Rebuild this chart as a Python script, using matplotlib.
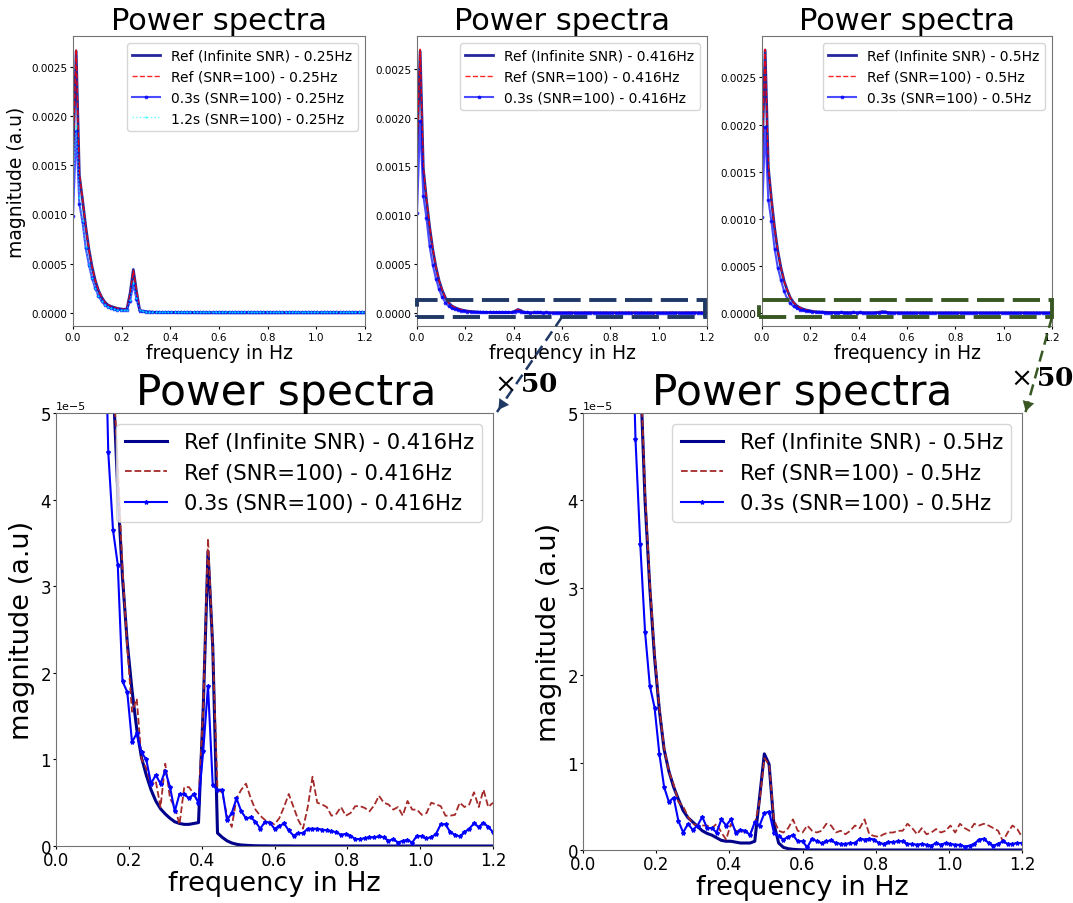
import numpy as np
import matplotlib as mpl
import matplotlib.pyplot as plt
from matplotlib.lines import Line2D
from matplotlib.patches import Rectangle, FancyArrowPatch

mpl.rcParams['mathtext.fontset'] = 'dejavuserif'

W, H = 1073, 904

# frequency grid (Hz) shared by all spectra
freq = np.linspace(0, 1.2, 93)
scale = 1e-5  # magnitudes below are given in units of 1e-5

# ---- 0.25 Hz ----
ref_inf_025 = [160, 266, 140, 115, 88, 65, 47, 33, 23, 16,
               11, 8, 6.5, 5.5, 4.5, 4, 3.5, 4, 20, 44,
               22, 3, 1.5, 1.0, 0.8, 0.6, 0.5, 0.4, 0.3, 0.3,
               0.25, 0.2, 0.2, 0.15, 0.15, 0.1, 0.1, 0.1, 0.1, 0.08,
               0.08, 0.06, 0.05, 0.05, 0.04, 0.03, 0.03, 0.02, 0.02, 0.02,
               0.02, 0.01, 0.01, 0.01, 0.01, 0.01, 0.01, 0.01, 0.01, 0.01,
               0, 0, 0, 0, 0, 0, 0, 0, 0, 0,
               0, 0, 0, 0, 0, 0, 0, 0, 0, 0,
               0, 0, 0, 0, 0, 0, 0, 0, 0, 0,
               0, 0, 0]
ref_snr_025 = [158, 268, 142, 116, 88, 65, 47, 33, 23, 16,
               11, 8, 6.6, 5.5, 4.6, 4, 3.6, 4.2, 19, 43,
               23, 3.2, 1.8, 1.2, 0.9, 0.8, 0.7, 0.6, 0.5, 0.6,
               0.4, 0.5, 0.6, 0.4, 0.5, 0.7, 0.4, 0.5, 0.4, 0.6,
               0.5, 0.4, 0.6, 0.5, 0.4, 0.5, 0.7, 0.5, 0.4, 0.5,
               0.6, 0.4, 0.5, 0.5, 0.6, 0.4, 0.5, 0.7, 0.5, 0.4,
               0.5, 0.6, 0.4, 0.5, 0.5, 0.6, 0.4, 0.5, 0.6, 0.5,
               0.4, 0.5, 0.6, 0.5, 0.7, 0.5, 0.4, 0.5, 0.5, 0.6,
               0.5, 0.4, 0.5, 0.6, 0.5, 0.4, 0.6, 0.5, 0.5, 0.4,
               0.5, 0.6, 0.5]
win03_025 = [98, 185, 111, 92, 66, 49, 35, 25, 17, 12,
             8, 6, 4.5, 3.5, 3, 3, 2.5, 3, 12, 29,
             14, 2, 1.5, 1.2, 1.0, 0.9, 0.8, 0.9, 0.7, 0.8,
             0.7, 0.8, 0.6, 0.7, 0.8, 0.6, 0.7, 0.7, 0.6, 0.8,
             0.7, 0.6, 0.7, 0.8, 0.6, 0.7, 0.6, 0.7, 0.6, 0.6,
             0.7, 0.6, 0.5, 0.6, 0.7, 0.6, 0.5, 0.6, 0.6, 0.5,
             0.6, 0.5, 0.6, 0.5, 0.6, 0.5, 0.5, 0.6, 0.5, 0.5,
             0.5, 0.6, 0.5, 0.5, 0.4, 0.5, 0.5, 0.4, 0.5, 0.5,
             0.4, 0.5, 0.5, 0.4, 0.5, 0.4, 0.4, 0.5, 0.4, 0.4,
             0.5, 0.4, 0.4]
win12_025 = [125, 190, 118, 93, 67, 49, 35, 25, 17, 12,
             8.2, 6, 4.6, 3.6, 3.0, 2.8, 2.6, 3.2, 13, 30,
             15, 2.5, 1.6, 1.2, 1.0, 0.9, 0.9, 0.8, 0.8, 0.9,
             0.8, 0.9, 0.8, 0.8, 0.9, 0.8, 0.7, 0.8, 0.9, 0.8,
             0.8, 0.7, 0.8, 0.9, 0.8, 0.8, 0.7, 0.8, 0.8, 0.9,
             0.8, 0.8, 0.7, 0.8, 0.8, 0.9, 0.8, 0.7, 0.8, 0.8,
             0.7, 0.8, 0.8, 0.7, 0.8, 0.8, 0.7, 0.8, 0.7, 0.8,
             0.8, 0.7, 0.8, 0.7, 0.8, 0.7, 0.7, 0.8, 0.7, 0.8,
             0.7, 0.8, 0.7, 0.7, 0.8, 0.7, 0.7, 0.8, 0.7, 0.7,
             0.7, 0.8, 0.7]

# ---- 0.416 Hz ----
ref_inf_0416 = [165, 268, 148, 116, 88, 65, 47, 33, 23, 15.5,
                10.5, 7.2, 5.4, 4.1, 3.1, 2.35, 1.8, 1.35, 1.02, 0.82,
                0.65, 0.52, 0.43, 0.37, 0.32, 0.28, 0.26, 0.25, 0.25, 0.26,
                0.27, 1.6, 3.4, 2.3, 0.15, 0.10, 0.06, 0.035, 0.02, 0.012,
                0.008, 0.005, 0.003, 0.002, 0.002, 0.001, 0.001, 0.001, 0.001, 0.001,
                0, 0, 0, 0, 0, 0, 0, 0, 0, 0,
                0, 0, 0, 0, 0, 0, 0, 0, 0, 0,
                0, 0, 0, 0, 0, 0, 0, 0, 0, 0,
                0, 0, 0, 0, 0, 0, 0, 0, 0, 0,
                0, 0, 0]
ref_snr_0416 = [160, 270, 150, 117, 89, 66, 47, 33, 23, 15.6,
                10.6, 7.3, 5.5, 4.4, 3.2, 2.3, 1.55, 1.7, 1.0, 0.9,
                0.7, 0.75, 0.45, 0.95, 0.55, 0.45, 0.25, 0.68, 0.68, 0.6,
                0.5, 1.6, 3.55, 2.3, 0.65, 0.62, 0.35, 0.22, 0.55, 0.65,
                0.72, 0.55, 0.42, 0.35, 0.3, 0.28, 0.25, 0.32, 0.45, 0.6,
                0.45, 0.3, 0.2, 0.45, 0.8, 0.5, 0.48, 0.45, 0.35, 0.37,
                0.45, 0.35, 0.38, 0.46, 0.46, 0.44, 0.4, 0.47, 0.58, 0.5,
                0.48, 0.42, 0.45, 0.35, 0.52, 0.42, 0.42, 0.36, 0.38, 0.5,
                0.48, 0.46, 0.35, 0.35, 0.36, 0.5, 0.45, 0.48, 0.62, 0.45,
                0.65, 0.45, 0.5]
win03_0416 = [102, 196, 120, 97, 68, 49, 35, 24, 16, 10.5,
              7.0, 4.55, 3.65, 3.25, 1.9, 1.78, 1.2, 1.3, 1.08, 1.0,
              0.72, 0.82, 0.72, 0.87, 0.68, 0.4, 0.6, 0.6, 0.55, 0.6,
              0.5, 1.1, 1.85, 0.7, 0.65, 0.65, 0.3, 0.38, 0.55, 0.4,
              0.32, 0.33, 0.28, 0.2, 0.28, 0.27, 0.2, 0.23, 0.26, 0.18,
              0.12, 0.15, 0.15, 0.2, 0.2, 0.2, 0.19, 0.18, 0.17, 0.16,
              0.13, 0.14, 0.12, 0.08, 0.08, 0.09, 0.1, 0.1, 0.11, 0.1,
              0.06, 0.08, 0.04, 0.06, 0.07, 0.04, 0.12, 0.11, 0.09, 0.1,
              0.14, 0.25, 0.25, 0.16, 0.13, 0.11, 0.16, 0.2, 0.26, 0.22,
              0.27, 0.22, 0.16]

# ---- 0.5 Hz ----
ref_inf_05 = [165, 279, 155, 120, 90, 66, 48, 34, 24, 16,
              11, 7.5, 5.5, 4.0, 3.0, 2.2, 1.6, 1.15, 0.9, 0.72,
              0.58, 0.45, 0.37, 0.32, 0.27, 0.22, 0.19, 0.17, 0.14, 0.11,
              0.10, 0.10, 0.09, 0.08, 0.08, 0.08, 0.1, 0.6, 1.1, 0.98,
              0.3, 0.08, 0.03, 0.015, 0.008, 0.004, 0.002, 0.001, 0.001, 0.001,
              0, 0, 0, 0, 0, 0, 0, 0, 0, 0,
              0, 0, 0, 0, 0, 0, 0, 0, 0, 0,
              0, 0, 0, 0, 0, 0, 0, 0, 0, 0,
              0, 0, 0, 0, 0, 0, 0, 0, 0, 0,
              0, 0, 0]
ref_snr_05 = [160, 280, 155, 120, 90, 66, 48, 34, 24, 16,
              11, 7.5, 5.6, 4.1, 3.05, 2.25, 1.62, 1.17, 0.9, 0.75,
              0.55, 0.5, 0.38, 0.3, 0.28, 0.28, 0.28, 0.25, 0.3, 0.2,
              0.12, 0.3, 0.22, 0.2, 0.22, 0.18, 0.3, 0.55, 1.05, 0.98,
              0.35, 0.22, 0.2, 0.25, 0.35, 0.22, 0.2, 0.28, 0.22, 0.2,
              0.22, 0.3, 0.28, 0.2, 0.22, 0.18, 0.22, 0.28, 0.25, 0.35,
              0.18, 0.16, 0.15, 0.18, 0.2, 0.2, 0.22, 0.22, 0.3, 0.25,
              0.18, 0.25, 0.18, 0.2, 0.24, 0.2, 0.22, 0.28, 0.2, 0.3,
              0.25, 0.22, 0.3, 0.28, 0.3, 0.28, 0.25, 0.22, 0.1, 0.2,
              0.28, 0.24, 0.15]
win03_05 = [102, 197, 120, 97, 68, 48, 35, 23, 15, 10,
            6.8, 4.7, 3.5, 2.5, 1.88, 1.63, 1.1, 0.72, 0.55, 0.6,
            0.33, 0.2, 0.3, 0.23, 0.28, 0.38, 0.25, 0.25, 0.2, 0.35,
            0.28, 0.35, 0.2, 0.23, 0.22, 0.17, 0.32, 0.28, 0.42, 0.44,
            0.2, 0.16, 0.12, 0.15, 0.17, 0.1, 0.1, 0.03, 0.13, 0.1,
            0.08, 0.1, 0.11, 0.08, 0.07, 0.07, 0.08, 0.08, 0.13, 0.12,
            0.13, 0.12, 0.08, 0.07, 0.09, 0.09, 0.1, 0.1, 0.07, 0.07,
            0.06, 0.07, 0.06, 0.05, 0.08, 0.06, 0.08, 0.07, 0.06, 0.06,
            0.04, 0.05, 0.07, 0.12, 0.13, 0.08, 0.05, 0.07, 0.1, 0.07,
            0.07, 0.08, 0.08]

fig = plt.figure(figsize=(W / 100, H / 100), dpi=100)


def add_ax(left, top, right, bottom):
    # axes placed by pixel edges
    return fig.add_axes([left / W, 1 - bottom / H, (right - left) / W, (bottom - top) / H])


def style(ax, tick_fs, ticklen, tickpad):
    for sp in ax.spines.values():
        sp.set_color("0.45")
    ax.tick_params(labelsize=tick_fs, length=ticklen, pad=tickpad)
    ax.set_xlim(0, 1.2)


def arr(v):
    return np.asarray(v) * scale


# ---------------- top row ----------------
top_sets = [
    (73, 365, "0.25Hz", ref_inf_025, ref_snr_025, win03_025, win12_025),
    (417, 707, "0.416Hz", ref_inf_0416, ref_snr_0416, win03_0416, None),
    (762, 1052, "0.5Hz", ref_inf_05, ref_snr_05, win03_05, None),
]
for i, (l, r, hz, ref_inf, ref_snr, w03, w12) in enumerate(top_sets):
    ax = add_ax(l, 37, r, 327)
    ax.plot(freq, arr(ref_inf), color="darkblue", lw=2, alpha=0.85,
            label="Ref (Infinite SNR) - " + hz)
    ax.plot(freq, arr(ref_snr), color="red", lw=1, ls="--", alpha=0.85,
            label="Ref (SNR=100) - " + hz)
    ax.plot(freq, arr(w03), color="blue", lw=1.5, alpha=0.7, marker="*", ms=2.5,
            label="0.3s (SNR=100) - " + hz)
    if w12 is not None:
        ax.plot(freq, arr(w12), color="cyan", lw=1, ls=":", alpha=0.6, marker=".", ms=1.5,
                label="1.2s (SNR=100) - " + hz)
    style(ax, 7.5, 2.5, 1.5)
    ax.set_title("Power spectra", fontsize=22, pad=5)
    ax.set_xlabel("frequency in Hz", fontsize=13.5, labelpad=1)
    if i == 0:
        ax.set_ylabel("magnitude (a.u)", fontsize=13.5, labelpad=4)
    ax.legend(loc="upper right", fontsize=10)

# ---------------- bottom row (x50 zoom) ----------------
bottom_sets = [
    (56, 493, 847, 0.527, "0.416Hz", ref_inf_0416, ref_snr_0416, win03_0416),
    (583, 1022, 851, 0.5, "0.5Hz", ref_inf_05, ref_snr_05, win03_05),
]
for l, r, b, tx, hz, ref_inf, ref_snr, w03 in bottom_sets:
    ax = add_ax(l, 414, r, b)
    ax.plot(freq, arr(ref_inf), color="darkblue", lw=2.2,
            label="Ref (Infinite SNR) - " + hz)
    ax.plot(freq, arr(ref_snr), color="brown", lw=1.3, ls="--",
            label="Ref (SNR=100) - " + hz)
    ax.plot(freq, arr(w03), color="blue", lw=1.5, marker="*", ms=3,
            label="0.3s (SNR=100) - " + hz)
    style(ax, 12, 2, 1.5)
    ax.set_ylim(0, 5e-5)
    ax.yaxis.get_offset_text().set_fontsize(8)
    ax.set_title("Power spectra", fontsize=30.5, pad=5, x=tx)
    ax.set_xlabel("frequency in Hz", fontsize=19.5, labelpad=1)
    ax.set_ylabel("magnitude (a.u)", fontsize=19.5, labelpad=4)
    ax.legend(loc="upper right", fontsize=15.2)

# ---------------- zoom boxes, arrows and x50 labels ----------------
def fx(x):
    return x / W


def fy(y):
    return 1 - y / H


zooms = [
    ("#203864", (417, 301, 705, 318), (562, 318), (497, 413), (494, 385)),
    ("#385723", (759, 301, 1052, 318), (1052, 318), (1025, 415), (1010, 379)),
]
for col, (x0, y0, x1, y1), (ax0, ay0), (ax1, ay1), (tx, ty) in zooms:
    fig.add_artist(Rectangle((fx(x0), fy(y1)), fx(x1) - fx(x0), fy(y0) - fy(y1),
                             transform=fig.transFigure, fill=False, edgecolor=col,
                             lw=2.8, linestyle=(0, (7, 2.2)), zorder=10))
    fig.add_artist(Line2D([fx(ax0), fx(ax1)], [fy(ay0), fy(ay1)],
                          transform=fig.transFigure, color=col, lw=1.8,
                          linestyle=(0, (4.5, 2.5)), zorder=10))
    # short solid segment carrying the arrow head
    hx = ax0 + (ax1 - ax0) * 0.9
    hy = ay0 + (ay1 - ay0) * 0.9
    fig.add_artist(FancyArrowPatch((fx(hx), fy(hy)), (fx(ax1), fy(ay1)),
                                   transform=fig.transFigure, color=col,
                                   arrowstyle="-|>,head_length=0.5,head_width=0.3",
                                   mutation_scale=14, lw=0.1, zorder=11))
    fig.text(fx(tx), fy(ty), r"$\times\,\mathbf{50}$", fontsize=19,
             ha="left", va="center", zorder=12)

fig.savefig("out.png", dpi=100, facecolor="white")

........

__Exercise task__.
Give again, word for word, every line from the top of the data through the line with "W, H = 1073, 904", both ends included, and exclude the pictures.

__Full solution__.
Rebuild this chart as a Python script, using matplotlib.
import numpy as np
import matplotlib as mpl
import matplotlib.pyplot as plt
from matplotlib.lines import Line2D
from matplotlib.patches import Rectangle, FancyArrowPatch

mpl.rcParams['mathtext.fontset'] = 'dejavuserif'

W, H = 1073, 904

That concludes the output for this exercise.